Hakim tidak boleh menjatuhkan pidana kepada seseorang, kecuali apabila dengan sekurang-kurangnya 2 alat bukti yang sah diperoleh keyakinan bahwa suatu tindak pidana benar-benar terjadi dan bahwa terdakwalah yang bersalah melakukannya.
[3]
Berdasarkan uraian di atas, setidak-tidaknya, terlepas dari tindak pidana yang dilakukan, pada dasarnya rekaman gosip yang Anda maksud dapat dijadikan alat bukti berupa petunjuk dan D dapat dijadikan saksi, sehingga terdapat dua alat bukti untuk membuktikan suatu tindak pidana.
Perbuatan A dan B Termasuk Penghinaan Ringan?
Sementara itu, yang dimaksud dengan pencemaran nama baik, salah satunya, dikenal sebagai penghinaan yang
diatur dalam Bab XVI tentang Penghinaan dalam
Kitab Undang-Undang Hukum Pidana ("KUHP") yang termuat dalam Pasal 310 KUHP sampai dengan Pasal 321 KUHP.

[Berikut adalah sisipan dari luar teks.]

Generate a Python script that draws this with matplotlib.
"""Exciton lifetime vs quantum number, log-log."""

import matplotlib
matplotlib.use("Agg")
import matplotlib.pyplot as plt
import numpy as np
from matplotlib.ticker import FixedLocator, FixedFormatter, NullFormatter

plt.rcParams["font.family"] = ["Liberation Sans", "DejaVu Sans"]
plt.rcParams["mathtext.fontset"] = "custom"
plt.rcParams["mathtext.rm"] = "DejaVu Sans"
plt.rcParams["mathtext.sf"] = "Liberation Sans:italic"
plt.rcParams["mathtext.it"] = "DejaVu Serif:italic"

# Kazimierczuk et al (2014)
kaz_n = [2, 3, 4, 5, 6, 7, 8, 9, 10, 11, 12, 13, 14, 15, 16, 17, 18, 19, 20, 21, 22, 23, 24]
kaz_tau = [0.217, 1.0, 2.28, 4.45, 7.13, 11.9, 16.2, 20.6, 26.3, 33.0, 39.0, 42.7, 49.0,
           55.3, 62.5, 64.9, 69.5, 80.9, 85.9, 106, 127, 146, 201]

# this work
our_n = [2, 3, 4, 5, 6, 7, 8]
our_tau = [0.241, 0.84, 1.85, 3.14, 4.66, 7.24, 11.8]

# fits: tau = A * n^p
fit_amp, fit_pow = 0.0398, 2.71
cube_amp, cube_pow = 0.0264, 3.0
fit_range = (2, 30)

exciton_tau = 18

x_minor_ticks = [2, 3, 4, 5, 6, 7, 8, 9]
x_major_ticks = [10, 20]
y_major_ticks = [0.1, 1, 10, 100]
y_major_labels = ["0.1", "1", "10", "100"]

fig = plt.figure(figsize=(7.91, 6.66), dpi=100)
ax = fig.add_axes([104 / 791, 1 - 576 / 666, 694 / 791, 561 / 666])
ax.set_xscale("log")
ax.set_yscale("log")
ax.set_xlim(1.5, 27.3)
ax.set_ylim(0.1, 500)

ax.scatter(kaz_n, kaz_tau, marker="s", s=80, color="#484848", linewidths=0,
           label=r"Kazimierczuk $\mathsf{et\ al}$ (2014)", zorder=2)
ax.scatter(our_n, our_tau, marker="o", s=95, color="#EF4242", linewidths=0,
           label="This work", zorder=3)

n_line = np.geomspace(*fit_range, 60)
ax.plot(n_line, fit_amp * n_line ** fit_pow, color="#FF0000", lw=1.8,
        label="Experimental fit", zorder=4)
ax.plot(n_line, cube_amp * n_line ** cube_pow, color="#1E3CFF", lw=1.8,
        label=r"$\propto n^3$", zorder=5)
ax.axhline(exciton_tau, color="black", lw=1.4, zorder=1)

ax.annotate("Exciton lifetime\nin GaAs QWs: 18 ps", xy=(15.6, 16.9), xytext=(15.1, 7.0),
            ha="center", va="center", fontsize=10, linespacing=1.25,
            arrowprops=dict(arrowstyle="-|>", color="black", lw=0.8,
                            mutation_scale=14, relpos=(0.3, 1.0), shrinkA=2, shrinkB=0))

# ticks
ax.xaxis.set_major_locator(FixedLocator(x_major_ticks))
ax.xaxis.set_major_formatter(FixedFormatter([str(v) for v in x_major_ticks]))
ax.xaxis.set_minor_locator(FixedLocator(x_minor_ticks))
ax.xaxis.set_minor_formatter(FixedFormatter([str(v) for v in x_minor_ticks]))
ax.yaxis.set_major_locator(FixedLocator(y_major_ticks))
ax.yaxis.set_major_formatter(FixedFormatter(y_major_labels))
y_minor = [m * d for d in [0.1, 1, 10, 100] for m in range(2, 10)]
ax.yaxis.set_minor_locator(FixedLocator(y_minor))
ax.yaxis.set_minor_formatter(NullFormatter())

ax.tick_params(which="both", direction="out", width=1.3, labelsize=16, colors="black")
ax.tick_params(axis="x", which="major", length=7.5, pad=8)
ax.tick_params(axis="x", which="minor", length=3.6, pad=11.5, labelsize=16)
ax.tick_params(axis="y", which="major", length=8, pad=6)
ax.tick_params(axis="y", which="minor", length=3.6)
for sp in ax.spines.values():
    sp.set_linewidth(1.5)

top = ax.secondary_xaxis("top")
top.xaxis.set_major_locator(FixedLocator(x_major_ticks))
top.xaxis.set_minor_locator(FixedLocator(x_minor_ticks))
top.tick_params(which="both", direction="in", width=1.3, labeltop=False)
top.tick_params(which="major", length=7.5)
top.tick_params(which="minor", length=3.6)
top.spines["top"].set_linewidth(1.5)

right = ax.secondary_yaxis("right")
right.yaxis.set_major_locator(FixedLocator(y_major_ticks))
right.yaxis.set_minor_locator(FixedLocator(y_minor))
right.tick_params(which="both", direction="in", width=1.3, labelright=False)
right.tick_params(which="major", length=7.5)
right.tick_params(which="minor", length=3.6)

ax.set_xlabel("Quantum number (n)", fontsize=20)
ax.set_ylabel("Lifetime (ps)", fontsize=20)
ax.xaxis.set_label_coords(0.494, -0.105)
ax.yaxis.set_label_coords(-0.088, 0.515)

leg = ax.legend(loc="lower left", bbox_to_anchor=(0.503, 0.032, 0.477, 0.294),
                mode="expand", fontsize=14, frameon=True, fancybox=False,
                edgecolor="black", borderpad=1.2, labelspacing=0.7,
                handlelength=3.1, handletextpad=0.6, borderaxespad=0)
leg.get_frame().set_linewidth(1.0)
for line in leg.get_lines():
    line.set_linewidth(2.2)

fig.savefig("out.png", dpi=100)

Merujuk pada kronologis yang Anda ceritakan, Pasal 315 KUHP berbunyi sebagai berikut:
Tiap-tiap penghinaan dengan sengaja yang tidak bersifat pencemaran atau pencemaran tertulis yang dilakukan terhadap seseorang, baik di muka umum dengan lisan atau tulisan, maupun di muka orang itu sendiri dengan lisan atau perbuatan, atau dengan surat yang dikirimkan atau diterimakan kepadanya, diancam karena penghinaan ringan dengan pidana penjara paling lama empat bulan dua minggu atau pidana denda paling banyak empat ribu lima ratus rupiah.
R. Soesilo dalam buku Kitab Undang-Undang Hukum Pidana (KUHP) serta Komentar-Komentarnya Lengkap Pasal Demi Pasal menerangkan bahwa supaya dapat dihukum kata-kata penghinaan, baik lisan maupun tertulis, harus dilakukan di tempat umum (yang dihina tidak perlu berada di situ) (hal. 228).

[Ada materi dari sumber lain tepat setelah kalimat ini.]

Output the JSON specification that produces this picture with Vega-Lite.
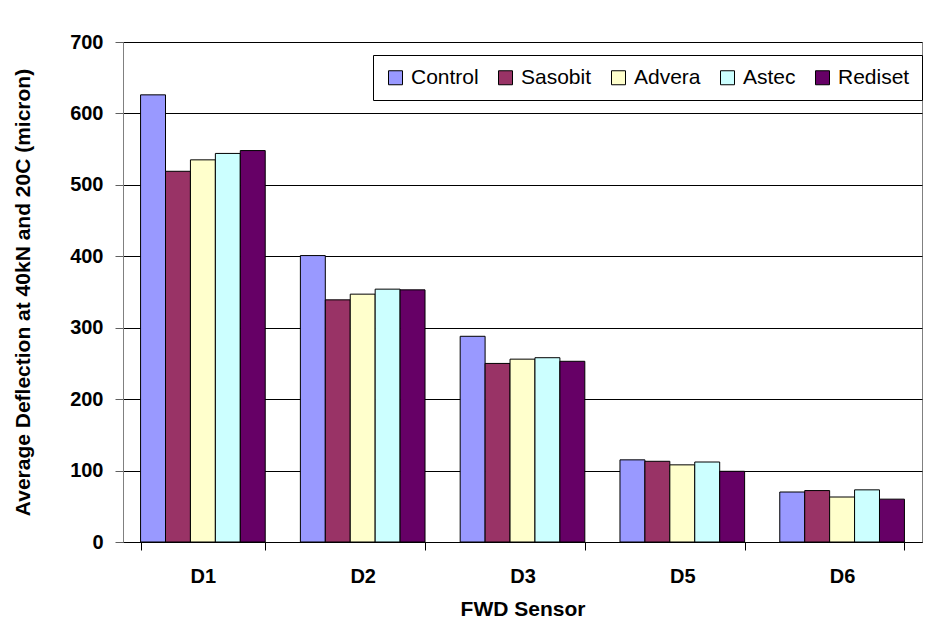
{
  "$schema": "https://vega.github.io/schema/vega-lite/v6.json",
  "width": 799,
  "height": 500,
  "autosize": {"type": "none"},
  "padding": {"left": 123, "top": 42, "right": 23, "bottom": 97},
  "background": "white",
  "config": {
    "font": "Liberation Sans",
    "view": {"stroke": "#808080", "strokeWidth": 1},
    "axis": {"labelFont": "Liberation Sans", "titleFont": "Liberation Sans"}
  },
  "data": {
    "values": [
      {"sensor": "D1", "mix": "Control", "deflection": 626},
      {"sensor": "D1", "mix": "Sasobit", "deflection": 519},
      {"sensor": "D1", "mix": "Advera", "deflection": 535},
      {"sensor": "D1", "mix": "Astec", "deflection": 544},
      {"sensor": "D1", "mix": "Rediset", "deflection": 548},
      {"sensor": "D2", "mix": "Control", "deflection": 401},
      {"sensor": "D2", "mix": "Sasobit", "deflection": 339},
      {"sensor": "D2", "mix": "Advera", "deflection": 347},
      {"sensor": "D2", "mix": "Astec", "deflection": 354},
      {"sensor": "D2", "mix": "Rediset", "deflection": 353},
      {"sensor": "D3", "mix": "Control", "deflection": 288},
      {"sensor": "D3", "mix": "Sasobit", "deflection": 250},
      {"sensor": "D3", "mix": "Advera", "deflection": 256},
      {"sensor": "D3", "mix": "Astec", "deflection": 258},
      {"sensor": "D3", "mix": "Rediset", "deflection": 253},
      {"sensor": "D5", "mix": "Control", "deflection": 115},
      {"sensor": "D5", "mix": "Sasobit", "deflection": 113},
      {"sensor": "D5", "mix": "Advera", "deflection": 108},
      {"sensor": "D5", "mix": "Astec", "deflection": 112},
      {"sensor": "D5", "mix": "Rediset", "deflection": 99},
      {"sensor": "D6", "mix": "Control", "deflection": 70},
      {"sensor": "D6", "mix": "Sasobit", "deflection": 72},
      {"sensor": "D6", "mix": "Advera", "deflection": 63},
      {"sensor": "D6", "mix": "Astec", "deflection": 73},
      {"sensor": "D6", "mix": "Rediset", "deflection": 60}
    ]
  },
  "mark": {"type": "bar", "stroke": "black", "strokeWidth": 1},
  "encoding": {
    "x": {
      "field": "sensor",
      "type": "nominal",
      "sort": ["D1", "D2", "D3", "D5", "D6"],
      "scale": {"paddingInner": 0.22, "paddingOuter": 0.11},
      "axis": {
        "title": "FWD Sensor",
        "labelAngle": 0,
        "labelFontSize": 20,
        "labelFontWeight": "bold",
        "labelColor": "black",
        "labelPadding": 16,
        "titleFontSize": 21,
        "titleFontWeight": "bold",
        "titleColor": "black",
        "titlePadding": 12,
        "tickBand": "extent",
        "tickSize": 8,
        "tickColor": "black",
        "domainColor": "black",
        "grid": false
      }
    },
    "xOffset": {
      "field": "mix",
      "type": "nominal",
      "sort": ["Control", "Sasobit", "Advera", "Astec", "Rediset"],
      "scale": {"paddingInner": 0, "paddingOuter": 0}
    },
    "y": {
      "field": "deflection",
      "type": "quantitative",
      "scale": {"domain": [0, 700], "nice": false},
      "axis": {
        "title": "Average Deflection at 40kN and 20C (micron)",
        "values": [0, 100, 200, 300, 400, 500, 600, 700],
        "labelFontSize": 20,
        "labelFontWeight": "bold",
        "labelColor": "black",
        "labelPadding": 12,
        "tickSize": 8,
        "tickColor": "#606060",
        "domainColor": "#808080",
        "titleFontSize": 21,
        "titleFontWeight": "bold",
        "titleColor": "black",
        "titlePadding": 36,
        "grid": true,
        "gridColor": "black",
        "gridOpacity": 1,
        "gridWidth": 1
      }
    },
    "color": {
      "field": "mix",
      "type": "nominal",
      "sort": ["Control", "Sasobit", "Advera", "Astec", "Rediset"],
      "scale": {
        "domain": ["Control", "Sasobit", "Advera", "Astec", "Rediset"],
        "range": ["#9999FF", "#993366", "#FFFFCC", "#CCFFFF", "#660066"]
      },
      "legend": {
        "title": null,
        "orient": "none",
        "legendX": 250,
        "legendY": 13,
        "direction": "horizontal",
        "symbolType": "square",
        "symbolSize": 196,
        "symbolStrokeColor": "black",
        "symbolStrokeWidth": 1,
        "symbolOpacity": 1,
        "labelFontSize": 21,
        "labelColor": "black",
        "labelOffset": 5,
        "columnPadding": 16,
        "padding": 12,
        "strokeColor": "black",
        "fillColor": "white"
      }
    }
  }
}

Namun jika penghinaan tidak dilakukan di tempat umum, maka supaya dapat dihukum (hal. 228):
dengan lisan atau perbuatan, maka orang yang dihina itu harus ada disitu melihat dan mendengar sendiri;
bila dengan surat (tulisan), maka surat itu harus dialamatkan (disampaikan) kepada yang dihina.
Supaya lebih jelas, kami mengambil contoh dari buku R. Soesilo, yaitu A tidak berada di tempat umum dan mengatakan kepada C bahwa B adalah “anjing”. Jika C lalu memberitahukan hal itu kepada B dan B lalu mengadu, maka A tidak dapat dihukum, karena B tidak ada di situ dan tidak mendengarnya sendiri (hal. 228).
Menurut hemat kami, dalam konteks pertanyaan Anda, terhadap A dan B yang sedang bergosip soal si C (bukan di tempat umum), lalu D merekam dan memberitahukan kepada C, hingga C mengadukan ini atas tuduhan pencemaran nama baik, maka A dan B tidak dapat dihukum.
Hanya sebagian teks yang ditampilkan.